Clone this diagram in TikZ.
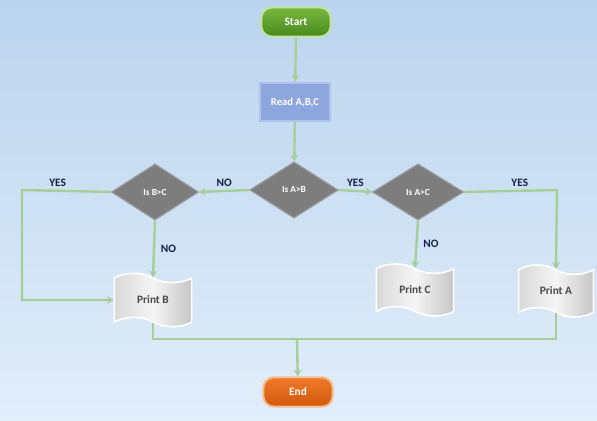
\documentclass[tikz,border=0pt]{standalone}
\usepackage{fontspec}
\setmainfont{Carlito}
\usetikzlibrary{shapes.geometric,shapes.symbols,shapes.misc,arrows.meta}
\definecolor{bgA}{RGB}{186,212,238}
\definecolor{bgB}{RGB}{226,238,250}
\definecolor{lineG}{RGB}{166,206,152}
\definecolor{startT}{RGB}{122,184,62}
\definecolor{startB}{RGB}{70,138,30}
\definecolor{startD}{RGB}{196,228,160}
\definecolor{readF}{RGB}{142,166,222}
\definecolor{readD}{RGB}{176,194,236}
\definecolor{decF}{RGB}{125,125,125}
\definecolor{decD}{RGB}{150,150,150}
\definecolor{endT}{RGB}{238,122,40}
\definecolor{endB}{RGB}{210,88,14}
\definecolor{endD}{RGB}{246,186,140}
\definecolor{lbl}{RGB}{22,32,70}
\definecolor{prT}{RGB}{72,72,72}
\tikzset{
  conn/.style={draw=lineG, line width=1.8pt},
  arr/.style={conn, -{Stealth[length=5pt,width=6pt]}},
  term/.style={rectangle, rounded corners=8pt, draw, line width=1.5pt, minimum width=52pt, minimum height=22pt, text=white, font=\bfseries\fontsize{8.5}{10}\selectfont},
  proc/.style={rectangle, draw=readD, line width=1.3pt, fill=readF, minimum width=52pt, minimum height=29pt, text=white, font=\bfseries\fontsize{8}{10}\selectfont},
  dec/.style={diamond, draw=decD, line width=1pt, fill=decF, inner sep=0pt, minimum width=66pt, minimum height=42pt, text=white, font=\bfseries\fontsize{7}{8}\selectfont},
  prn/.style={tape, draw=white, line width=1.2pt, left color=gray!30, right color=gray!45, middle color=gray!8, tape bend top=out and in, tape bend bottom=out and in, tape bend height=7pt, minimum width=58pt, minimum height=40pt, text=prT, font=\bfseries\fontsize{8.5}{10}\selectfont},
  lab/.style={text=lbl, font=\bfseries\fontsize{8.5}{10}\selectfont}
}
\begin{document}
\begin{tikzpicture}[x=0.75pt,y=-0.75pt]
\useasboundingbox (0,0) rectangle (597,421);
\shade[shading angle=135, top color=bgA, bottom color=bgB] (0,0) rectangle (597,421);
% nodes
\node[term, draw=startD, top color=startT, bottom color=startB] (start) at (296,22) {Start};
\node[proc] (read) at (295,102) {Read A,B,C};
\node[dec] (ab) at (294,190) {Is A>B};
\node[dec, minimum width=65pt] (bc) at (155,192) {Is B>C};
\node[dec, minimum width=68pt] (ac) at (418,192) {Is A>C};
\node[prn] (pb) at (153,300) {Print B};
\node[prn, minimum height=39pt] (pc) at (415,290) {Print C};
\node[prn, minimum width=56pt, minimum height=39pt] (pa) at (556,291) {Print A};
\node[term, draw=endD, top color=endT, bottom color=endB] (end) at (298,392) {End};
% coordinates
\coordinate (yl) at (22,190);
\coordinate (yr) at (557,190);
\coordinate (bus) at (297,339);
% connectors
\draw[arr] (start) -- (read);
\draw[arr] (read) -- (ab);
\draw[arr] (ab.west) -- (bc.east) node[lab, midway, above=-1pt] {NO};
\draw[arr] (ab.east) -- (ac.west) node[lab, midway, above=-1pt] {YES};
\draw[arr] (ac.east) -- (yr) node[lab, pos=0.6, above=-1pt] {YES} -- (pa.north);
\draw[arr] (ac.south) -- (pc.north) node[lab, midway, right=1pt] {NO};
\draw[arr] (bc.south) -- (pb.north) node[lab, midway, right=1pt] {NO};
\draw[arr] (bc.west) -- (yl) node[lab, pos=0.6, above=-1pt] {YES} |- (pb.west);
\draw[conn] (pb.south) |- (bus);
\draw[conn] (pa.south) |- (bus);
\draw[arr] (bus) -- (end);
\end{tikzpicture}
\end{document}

TASK PROMPT. Reproduce the material above in full, exactly, with no images.

RESPONSE FOR THIS EXERCISE.
Clone this diagram in TikZ.
\documentclass[tikz,border=0pt]{standalone}
\usepackage{fontspec}
\setmainfont{Carlito}
\usetikzlibrary{shapes.geometric,shapes.symbols,shapes.misc,arrows.meta}
\definecolor{bgA}{RGB}{186,212,238}
\definecolor{bgB}{RGB}{226,238,250}
\definecolor{lineG}{RGB}{166,206,152}
\definecolor{startT}{RGB}{122,184,62}
\definecolor{startB}{RGB}{70,138,30}
\definecolor{startD}{RGB}{196,228,160}
\definecolor{readF}{RGB}{142,166,222}
\definecolor{readD}{RGB}{176,194,236}
\definecolor{decF}{RGB}{125,125,125}
\definecolor{decD}{RGB}{150,150,150}
\definecolor{endT}{RGB}{238,122,40}
\definecolor{endB}{RGB}{210,88,14}
\definecolor{endD}{RGB}{246,186,140}
\definecolor{lbl}{RGB}{22,32,70}
\definecolor{prT}{RGB}{72,72,72}
\tikzset{
  conn/.style={draw=lineG, line width=1.8pt},
  arr/.style={conn, -{Stealth[length=5pt,width=6pt]}},
  term/.style={rectangle, rounded corners=8pt, draw, line width=1.5pt, minimum width=52pt, minimum height=22pt, text=white, font=\bfseries\fontsize{8.5}{10}\selectfont},
  proc/.style={rectangle, draw=readD, line width=1.3pt, fill=readF, minimum width=52pt, minimum height=29pt, text=white, font=\bfseries\fontsize{8}{10}\selectfont},
  dec/.style={diamond, draw=decD, line width=1pt, fill=decF, inner sep=0pt, minimum width=66pt, minimum height=42pt, text=white, font=\bfseries\fontsize{7}{8}\selectfont},
  prn/.style={tape, draw=white, line width=1.2pt, left color=gray!30, right color=gray!45, middle color=gray!8, tape bend top=out and in, tape bend bottom=out and in, tape bend height=7pt, minimum width=58pt, minimum height=40pt, text=prT, font=\bfseries\fontsize{8.5}{10}\selectfont},
  lab/.style={text=lbl, font=\bfseries\fontsize{8.5}{10}\selectfont}
}
\begin{document}
\begin{tikzpicture}[x=0.75pt,y=-0.75pt]
\useasboundingbox (0,0) rectangle (597,421);
\shade[shading angle=135, top color=bgA, bottom color=bgB] (0,0) rectangle (597,421);
% nodes
\node[term, draw=startD, top color=startT, bottom color=startB] (start) at (296,22) {Start};
\node[proc] (read) at (295,102) {Read A,B,C};
\node[dec] (ab) at (294,190) {Is A>B};
\node[dec, minimum width=65pt] (bc) at (155,192) {Is B>C};
\node[dec, minimum width=68pt] (ac) at (418,192) {Is A>C};
\node[prn] (pb) at (153,300) {Print B};
\node[prn, minimum height=39pt] (pc) at (415,290) {Print C};
\node[prn, minimum width=56pt, minimum height=39pt] (pa) at (556,291) {Print A};
\node[term, draw=endD, top color=endT, bottom color=endB] (end) at (298,392) {End};
% coordinates
\coordinate (yl) at (22,190);
\coordinate (yr) at (557,190);
\coordinate (bus) at (297,339);
% connectors
\draw[arr] (start) -- (read);
\draw[arr] (read) -- (ab);
\draw[arr] (ab.west) -- (bc.east) node[lab, midway, above=-1pt] {NO};
\draw[arr] (ab.east) -- (ac.west) node[lab, midway, above=-1pt] {YES};
\draw[arr] (ac.east) -- (yr) node[lab, pos=0.6, above=-1pt] {YES} -- (pa.north);
\draw[arr] (ac.south) -- (pc.north) node[lab, midway, right=1pt] {NO};
\draw[arr] (bc.south) -- (pb.north) node[lab, midway, right=1pt] {NO};
\draw[arr] (bc.west) -- (yl) node[lab, pos=0.6, above=-1pt] {YES} |- (pb.west);
\draw[conn] (pb.south) |- (bus);
\draw[conn] (pa.south) |- (bus);
\draw[arr] (bus) -- (end);
\end{tikzpicture}
\end{document}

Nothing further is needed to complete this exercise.